Over the course of my academic career at the University of Nebraska, no other experience rivaled the experience I had with the History Harvest project. No other educational experience sparked my interest or helped me refine key skills quite like it. It was particularly gratifying to be a part of a team of individuals working toward a unified goal. My experience with the History Harvest project increased my understanding of the rich and diverse histories and cultures of Lincoln’s refugees and helped establish stronger links between our campus community and a largely invisible subset of the local population.
Without a doubt, my career aspirations following college have been affected as a result of my involvement with the History Harvest project. In addition to the tangible results of the refugee harvest that I participated in – the various interviews and objects we collected – each of us also gained practical skills that, I strongly believe, are much more effectively taught in this innovative educational setting than in a traditional lecture-based setting. Among the skills students cultivated over the course of the project were: community outreach and organizing; media relations; oral history practices; historical analysis; film and photography techniques; and, digital archiving. Each of these key skills has a practical application within, but also beyond historical work. For me, these skills will be important as I embark on my first post-college job as a member of Americorps in San Francisco.

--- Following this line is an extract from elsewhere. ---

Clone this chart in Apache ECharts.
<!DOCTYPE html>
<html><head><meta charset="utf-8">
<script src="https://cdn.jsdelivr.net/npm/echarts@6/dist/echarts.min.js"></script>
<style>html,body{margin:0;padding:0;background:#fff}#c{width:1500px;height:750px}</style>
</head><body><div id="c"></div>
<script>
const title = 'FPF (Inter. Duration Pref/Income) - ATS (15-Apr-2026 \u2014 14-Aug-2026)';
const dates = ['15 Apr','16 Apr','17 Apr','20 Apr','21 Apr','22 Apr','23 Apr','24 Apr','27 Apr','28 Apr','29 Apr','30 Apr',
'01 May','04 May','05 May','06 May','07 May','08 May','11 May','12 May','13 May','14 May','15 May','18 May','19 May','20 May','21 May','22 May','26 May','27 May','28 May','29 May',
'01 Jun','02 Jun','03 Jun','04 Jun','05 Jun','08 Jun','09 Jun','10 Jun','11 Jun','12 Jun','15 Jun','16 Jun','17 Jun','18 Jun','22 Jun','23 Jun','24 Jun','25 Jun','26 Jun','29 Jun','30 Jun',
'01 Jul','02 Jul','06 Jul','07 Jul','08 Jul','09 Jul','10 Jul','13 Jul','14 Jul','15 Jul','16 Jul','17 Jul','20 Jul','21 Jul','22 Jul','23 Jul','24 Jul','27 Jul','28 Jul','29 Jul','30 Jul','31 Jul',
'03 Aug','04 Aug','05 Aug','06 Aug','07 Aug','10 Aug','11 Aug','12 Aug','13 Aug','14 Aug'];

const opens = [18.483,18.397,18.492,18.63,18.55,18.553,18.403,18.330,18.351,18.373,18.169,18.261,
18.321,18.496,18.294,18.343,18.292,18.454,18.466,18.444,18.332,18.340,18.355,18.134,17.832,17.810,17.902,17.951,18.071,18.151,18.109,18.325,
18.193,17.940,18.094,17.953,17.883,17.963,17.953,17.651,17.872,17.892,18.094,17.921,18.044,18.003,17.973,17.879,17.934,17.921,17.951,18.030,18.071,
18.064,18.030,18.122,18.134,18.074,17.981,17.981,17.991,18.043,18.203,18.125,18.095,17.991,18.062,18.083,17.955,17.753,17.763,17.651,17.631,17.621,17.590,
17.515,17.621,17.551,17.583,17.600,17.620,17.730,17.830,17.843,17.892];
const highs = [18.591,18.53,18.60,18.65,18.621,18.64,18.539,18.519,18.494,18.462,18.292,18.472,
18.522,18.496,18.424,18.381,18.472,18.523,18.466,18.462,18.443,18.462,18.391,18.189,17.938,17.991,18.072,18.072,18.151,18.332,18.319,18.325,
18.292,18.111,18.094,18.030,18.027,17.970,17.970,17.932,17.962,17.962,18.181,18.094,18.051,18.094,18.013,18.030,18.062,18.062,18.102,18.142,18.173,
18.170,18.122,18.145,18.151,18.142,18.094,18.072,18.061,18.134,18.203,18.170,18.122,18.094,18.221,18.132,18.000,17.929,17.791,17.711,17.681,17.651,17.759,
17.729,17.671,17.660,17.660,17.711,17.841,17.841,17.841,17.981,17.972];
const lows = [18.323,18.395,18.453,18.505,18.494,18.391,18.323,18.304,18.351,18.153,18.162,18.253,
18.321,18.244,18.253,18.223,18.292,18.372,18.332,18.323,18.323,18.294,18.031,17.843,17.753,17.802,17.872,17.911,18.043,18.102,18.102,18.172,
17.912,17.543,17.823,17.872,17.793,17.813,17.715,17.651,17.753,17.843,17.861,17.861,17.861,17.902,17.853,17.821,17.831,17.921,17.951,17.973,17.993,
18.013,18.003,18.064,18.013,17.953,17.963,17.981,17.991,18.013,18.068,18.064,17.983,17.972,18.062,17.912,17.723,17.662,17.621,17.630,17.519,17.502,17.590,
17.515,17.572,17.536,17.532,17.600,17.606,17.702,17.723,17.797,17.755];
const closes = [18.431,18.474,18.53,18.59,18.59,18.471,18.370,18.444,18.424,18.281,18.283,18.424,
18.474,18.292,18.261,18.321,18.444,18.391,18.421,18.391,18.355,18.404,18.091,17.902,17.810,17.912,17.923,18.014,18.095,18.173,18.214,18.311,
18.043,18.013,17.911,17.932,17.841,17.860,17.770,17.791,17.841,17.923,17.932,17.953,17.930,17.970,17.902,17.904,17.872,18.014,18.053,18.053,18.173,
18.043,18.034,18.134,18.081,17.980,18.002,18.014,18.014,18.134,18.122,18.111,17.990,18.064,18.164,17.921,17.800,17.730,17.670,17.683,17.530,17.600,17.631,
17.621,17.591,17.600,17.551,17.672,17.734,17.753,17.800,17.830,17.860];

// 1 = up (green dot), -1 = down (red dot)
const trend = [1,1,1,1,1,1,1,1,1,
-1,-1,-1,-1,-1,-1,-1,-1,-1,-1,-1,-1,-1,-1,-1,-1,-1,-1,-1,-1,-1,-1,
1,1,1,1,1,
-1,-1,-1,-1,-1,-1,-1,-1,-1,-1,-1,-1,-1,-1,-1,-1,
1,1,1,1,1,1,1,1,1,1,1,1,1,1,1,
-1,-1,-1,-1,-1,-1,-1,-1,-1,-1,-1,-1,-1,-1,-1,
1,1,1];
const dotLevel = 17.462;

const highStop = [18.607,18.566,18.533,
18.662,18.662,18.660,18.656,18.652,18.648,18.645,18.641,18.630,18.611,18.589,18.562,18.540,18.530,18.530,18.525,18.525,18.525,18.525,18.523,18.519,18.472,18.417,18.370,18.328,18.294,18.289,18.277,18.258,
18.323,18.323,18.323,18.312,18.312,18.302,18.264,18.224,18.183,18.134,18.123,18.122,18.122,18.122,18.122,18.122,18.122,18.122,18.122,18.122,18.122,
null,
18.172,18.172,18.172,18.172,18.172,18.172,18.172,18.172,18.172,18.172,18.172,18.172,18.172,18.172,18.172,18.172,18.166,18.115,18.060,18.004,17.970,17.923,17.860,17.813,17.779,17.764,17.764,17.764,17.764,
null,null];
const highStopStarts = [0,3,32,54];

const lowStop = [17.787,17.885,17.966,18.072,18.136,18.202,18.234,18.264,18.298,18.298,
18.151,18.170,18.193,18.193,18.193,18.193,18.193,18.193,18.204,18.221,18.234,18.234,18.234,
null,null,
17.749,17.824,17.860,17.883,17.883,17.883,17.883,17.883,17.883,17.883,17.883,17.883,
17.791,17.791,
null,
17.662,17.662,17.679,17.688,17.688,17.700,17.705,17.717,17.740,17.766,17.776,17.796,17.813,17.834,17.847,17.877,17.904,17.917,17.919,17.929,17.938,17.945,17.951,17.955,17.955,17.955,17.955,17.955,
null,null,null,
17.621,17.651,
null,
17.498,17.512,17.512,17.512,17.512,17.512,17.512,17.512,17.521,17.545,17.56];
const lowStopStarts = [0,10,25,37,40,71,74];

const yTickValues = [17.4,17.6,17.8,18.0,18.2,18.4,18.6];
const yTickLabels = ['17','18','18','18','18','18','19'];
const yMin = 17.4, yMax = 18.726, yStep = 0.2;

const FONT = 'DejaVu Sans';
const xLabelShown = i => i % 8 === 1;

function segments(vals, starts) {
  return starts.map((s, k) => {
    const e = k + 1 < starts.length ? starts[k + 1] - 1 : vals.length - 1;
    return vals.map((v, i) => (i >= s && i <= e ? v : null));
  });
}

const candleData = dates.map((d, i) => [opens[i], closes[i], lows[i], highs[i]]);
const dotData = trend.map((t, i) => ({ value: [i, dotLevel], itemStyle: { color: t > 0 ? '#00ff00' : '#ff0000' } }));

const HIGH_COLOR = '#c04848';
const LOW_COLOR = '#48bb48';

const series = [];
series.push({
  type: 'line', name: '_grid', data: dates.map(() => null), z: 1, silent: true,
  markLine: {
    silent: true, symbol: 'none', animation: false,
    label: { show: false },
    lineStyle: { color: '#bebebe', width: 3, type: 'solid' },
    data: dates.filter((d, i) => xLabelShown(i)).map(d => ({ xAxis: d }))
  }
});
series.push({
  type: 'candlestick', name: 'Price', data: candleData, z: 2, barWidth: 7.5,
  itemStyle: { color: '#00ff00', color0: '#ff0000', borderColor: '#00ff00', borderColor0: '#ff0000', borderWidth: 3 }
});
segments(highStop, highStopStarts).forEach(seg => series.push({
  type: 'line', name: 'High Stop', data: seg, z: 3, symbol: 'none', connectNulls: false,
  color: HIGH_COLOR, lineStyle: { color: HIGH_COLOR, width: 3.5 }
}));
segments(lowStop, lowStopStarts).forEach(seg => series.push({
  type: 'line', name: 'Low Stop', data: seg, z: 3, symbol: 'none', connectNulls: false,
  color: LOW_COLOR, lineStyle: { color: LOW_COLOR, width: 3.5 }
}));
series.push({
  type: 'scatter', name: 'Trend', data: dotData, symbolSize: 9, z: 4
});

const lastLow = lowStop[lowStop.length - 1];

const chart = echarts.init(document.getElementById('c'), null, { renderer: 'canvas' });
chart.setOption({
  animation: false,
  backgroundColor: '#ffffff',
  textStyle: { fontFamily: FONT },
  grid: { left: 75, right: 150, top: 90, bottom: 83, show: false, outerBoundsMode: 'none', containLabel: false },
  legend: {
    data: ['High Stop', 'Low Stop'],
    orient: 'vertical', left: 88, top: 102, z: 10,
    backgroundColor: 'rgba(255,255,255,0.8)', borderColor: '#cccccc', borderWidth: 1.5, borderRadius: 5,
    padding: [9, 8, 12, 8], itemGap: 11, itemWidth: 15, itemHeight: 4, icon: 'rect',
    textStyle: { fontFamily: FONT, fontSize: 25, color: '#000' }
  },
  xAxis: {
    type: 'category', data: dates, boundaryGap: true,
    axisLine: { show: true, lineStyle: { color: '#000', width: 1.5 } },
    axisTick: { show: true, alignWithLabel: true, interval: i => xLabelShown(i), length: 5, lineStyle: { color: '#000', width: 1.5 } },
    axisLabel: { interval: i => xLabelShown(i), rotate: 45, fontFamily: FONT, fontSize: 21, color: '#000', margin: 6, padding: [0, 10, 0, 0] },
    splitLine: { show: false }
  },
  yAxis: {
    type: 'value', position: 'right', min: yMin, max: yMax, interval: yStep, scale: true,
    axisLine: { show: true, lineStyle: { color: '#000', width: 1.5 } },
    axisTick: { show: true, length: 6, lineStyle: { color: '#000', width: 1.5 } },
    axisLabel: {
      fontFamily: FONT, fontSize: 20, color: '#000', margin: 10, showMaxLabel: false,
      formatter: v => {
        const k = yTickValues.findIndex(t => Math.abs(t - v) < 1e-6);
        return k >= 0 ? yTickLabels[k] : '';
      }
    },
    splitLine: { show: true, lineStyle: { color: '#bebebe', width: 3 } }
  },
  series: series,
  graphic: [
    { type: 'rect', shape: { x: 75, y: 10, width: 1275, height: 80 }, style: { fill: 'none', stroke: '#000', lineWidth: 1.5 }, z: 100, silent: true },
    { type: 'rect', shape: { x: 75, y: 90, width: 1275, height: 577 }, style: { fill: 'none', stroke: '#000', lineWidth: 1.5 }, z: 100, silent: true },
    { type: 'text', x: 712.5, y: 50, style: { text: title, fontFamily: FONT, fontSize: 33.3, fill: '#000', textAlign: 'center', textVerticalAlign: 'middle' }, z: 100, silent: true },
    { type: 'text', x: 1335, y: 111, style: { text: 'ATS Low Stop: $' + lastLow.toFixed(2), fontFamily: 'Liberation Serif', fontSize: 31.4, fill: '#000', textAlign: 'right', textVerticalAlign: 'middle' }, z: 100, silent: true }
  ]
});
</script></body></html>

So, as I begin the next chapter of my life beyond the university, having left my home state for new places, new people, and new experiences, I take with me the various lessons I received as a part of the History Harvest project. These experiences have set me apart from many of my peers who have not had the benefit of such a unique educational opportunity and I can see a number of ways they will continue to be meaningful to me, personally and professionally, as I continue along my path.
Miles McClain was an undergraduate student in the Lincoln Refugee History Harvest course held at the University of Nebraska-Lincoln in the Fall 2012 semester.